The first step is naming the layer that changed.

Prompt Drift

Prompt drift happens when instructions evolve casually.

A small wording change may alter tone, citation behavior, risk handling, or output length. A prompt that says "be persuasive" may conflict with a wealth content standard that requires caution and education.

Prompts should be versioned like product requirements.

Retrieval Drift

Retrieval drift happens when the knowledge base changes.

New articles may crowd out canonical pages. Stale pages may remain eligible. Duplicate pages may create conflicting context. Metadata may become inaccurate. Chunking changes may separate caveats from the claims they qualify.

Retrieval drift is often invisible until an answer goes wrong.

Model Drift

Model drift happens when the model behaves differently.

The newer model may be better at reasoning but more verbose. It may follow instructions differently. It may cite sources more carefully or less carefully. It may be more cautious in financial contexts.

Do not assume a model upgrade is automatically safe for every workflow.

Search Drift

Search drift happens when search systems and user behavior change.

Google guidance continues to emphasize helpful, reliable, people-first content. Search Console data, AI search features, ranking systems, and crawling/indexing behavior can shift over time. A site that depends on old assumptions may lose visibility or create content for the wrong signals.

Monitor search reality, not only internal AI outputs.

Wealth Content Risk

Wealth content has drift-sensitive claims.

Tax limits, product rates, market examples, legal rules, API prices, platform features, and official guidance can change. Even evergreen ideas can drift when the audience changes. Advice that sounded reasonable for a high-income employee may not fit a gig worker with irregular income.

Drift management protects people, not just rankings.

Good Execution vs Bad Execution

Good execution treats AI workflows as living systems.

It versions changes, runs evals, monitors output, records failures, and has rollback plans.

Bad execution assumes that a prompt that worked once will work forever. It notices drift only after readers, editors, or analytics reveal damage.

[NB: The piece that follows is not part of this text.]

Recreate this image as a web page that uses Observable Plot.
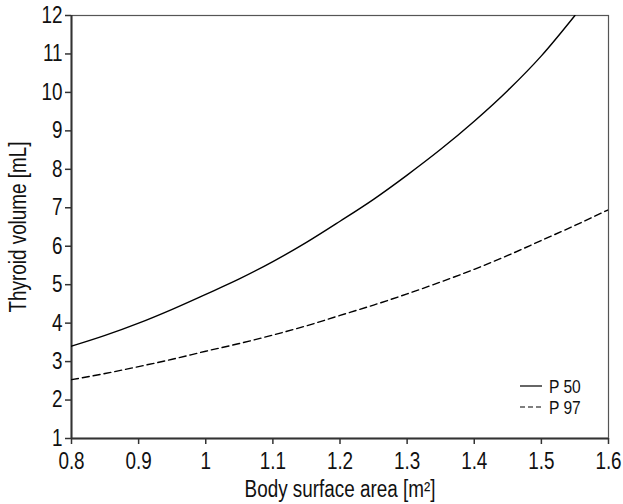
<!DOCTYPE html>
<html>
<head>
<meta charset="utf-8">
<script src="https://cdn.jsdelivr.net/npm/d3@7"></script>
<script src="https://cdn.jsdelivr.net/npm/@observablehq/plot@0.6"></script>
<style>
  html, body { margin: 0; padding: 0; background: #fff; }
  #wrap { position: relative; width: 623px; height: 504px; }
  #legend { position: absolute; left: 0; top: 0; pointer-events: none; }
</style>
</head>
<body>
<div id="wrap"></div>
<script>
// Body surface area [m²]
const bsa = [0.8, 0.85, 0.9, 0.95, 1.0, 1.05, 1.1, 1.15, 1.2, 1.25, 1.3, 1.35, 1.4, 1.45, 1.5, 1.55, 1.6];
// Thyroid volume [mL]
const p50 = [3.4, 3.68, 4.0, 4.36, 4.75, 5.15, 5.6, 6.1, 6.65, 7.22, 7.85, 8.52, 9.25, 10.05, 10.95, 12.0, null];
const p97 = [2.53, 2.69, 2.87, 3.06, 3.27, 3.47, 3.69, 3.93, 4.2, 4.47, 4.76, 5.07, 5.4, 5.76, 6.15, 6.54, 6.95];
const xTicks = [0.8, 0.9, 1.0, 1.1, 1.2, 1.3, 1.4, 1.5, 1.6];
const yTicks = [1, 2, 3, 4, 5, 6, 7, 8, 9, 10, 11, 12];
const seriesNames = ["P 50", "P 97"];

const rows50 = bsa.map((x, i) => ({x, y: p50[i]})).filter(d => d.y != null);
const rows97 = bsa.map((x, i) => ({x, y: p97[i]})).filter(d => d.y != null);

const font = "'Liberation Sans', Arial, sans-serif";
const axisColor = "#333";
const narrow = 0.82;

const chart = Plot.plot({
  width: 623,
  height: 504,
  marginLeft: 71,
  marginRight: 15,
  marginTop: 15,
  marginBottom: 66,
  style: {fontFamily: font, fontSize: "23px", color: "#111", background: "#fff"},
  x: {domain: [0.8, 1.6]},
  y: {domain: [1, 12]},
  marks: [
    Plot.frame({stroke: "#555", strokeWidth: 1.2}),
    Plot.axisX({ticks: xTicks, tickFormat: d => String(d), tickSize: 6, tickPadding: 8, stroke: axisColor, strokeWidth: 1.5,
      label: "Body surface area [m²]", labelAnchor: "center", labelArrow: "none", labelOffset: 58, fontSize: 23}),
    Plot.axisY({ticks: yTicks, tickFormat: d => String(d), tickSize: 6, tickPadding: 3, stroke: axisColor, strokeWidth: 1.5,
      label: "Thyroid volume [mL]", labelAnchor: "center", labelArrow: "none", labelOffset: 62, fontSize: 23}),
    Plot.ruleX([0.8], {stroke: axisColor, strokeWidth: 2}),
    Plot.ruleY([1], {stroke: axisColor, strokeWidth: 2}),
    Plot.line(rows50, {x: "x", y: "y", curve: "monotone-x", stroke: "#000", strokeWidth: 1.4, clip: true}),
    Plot.line(rows97, {x: "x", y: "y", curve: "monotone-x", stroke: "#000", strokeWidth: 1.4, strokeDasharray: "7,4", clip: true})
  ]
});
document.getElementById("wrap").appendChild(chart);

// legend overlay
const ns = "http://www.w3.org/2000/svg";
const leg = document.createElementNS(ns, "svg");
leg.setAttribute("id", "legend");
leg.setAttribute("width", 623);
leg.setAttribute("height", 504);
const entries = [{name: seriesNames[0], dash: null}, {name: seriesNames[1], dash: "5,3"}];
entries.forEach((e, i) => {
  const y = 386 + i * 21;
  const l = document.createElementNS(ns, "line");
  l.setAttribute("x1", 520); l.setAttribute("x2", 542);
  l.setAttribute("y1", y); l.setAttribute("y2", y);
  l.setAttribute("stroke", "#000"); l.setAttribute("stroke-width", 1.2);
  if (e.dash) l.setAttribute("stroke-dasharray", e.dash);
  leg.appendChild(l);
  const t = document.createElementNS(ns, "text");
  t.setAttribute("x", 549); t.setAttribute("y", y);
  t.setAttribute("dy", "0.35em");
  t.setAttribute("font-family", font);
  t.setAttribute("font-size", 19);
  t.setAttribute("fill", "#111");
  t.textContent = e.name;
  leg.appendChild(t);
});
document.getElementById("wrap").appendChild(leg);

// condense all text horizontally (narrow sans look) using textLength
function condense(root) {
  root.querySelectorAll("text").forEach(t => {
    if (t.querySelector("tspan")) return;
    const len = t.getComputedTextLength();
    if (len > 0) {
      t.setAttribute("textLength", (len * narrow).toFixed(2));
      t.setAttribute("lengthAdjust", "spacingAndGlyphs");
    }
  });
}
condense(chart);
condense(leg);
</script>
</body>
</html>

Good execution also uses staged releases. Test the new model or prompt on archived examples first. Then test it on internal tasks. Then allow limited use on low-risk content. Only after the workflow passes regression checks should it support high-risk publishing operations.

How AI Helps

AI can help detect drift.

It can compare old and new outputs, summarize behavior changes, classify failures, inspect retrieved sources, and generate regression cases from past incidents. It can also monitor whether answers are becoming longer, riskier, less sourced, or less inclusive.

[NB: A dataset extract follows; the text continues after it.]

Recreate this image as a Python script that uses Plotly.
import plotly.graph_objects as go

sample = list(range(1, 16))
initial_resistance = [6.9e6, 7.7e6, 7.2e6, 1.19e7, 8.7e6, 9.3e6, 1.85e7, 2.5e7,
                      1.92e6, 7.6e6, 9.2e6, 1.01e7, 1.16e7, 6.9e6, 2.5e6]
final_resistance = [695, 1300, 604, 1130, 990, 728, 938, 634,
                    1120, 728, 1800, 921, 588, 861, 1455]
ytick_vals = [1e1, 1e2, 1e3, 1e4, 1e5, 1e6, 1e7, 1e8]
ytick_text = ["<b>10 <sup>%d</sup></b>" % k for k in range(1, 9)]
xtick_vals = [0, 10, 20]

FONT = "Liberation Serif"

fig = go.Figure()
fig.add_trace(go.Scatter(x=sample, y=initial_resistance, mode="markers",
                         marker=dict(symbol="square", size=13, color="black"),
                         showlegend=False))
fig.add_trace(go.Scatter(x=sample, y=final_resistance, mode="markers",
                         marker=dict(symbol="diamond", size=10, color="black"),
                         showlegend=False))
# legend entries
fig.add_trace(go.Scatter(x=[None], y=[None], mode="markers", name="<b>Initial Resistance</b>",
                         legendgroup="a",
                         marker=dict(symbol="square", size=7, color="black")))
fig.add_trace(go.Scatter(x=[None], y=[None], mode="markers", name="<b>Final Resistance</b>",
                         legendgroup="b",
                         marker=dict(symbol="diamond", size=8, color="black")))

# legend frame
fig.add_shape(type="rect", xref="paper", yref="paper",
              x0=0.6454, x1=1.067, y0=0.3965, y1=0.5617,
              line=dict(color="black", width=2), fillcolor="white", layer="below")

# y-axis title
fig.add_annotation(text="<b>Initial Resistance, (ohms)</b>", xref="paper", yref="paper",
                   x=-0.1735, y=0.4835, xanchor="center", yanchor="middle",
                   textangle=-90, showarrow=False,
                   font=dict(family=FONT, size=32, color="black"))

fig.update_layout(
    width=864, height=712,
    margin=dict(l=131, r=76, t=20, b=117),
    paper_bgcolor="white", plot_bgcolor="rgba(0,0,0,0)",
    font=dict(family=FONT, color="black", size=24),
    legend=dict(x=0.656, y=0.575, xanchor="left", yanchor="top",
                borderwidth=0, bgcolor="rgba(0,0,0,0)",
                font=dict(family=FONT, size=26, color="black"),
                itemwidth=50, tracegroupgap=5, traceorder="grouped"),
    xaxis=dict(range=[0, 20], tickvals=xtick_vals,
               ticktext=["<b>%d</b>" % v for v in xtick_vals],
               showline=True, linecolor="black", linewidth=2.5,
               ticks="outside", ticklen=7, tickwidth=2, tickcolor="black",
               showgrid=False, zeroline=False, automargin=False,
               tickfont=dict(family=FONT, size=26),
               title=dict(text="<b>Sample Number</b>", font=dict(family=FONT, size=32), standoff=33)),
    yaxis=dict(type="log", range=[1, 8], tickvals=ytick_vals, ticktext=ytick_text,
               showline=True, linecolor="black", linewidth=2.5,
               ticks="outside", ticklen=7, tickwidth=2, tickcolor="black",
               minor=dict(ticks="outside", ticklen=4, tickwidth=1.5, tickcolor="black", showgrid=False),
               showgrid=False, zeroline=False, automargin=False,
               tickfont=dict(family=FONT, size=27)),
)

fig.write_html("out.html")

Humans still decide whether the drift is acceptable.

False Positives and Limits

Not every change is drift that matters.

An answer may use different wording while preserving the same meaning. A newer model may add useful caveats. A changed retrieval result may be better because the old source was stale.

Drift review should focus on business impact, reader safety, source support, and workflow reliability.

Drift Management Checklist

Before changing an AI workflow, ask:

What model, prompt, retrieval, or policy layer changed?
What evals cover this workflow?
What outputs changed?
Did caveats, sources, or tone change?
Did cost change?
Did human rejection rate change?
Is rollback possible?
Does high-risk content need review?

If these questions cannot be answered, the workflow is under-governed.

Human Quality Review

Human reviewers should inspect drift for trust.

Does the new behavior make the content more useful, fair, and current? Does it introduce financial risk? Does it weaken inclusiveness? Does it overstate certainty? Does it rely on stale knowledge?

AI evolution is useful only when governance evolves with it.

Reviewers should keep a small set of representative wealth scenarios for every release. Include readers with irregular income, debt stress, caregiving costs, different risk tolerance, and limited financial margin. If a changed workflow serves only the easiest cases, the drift review is too shallow.

Frequently Asked Questions

What is model drift?

Model drift is a behavior change that appears after models, prompts, tools, retrieval, or policies change.

Is drift always bad?

No. Some drift improves quality. The risk is unmanaged drift.

How do you control drift?

Use versioning, evals, monitoring, traces, regression tests, rollback plans, and human review.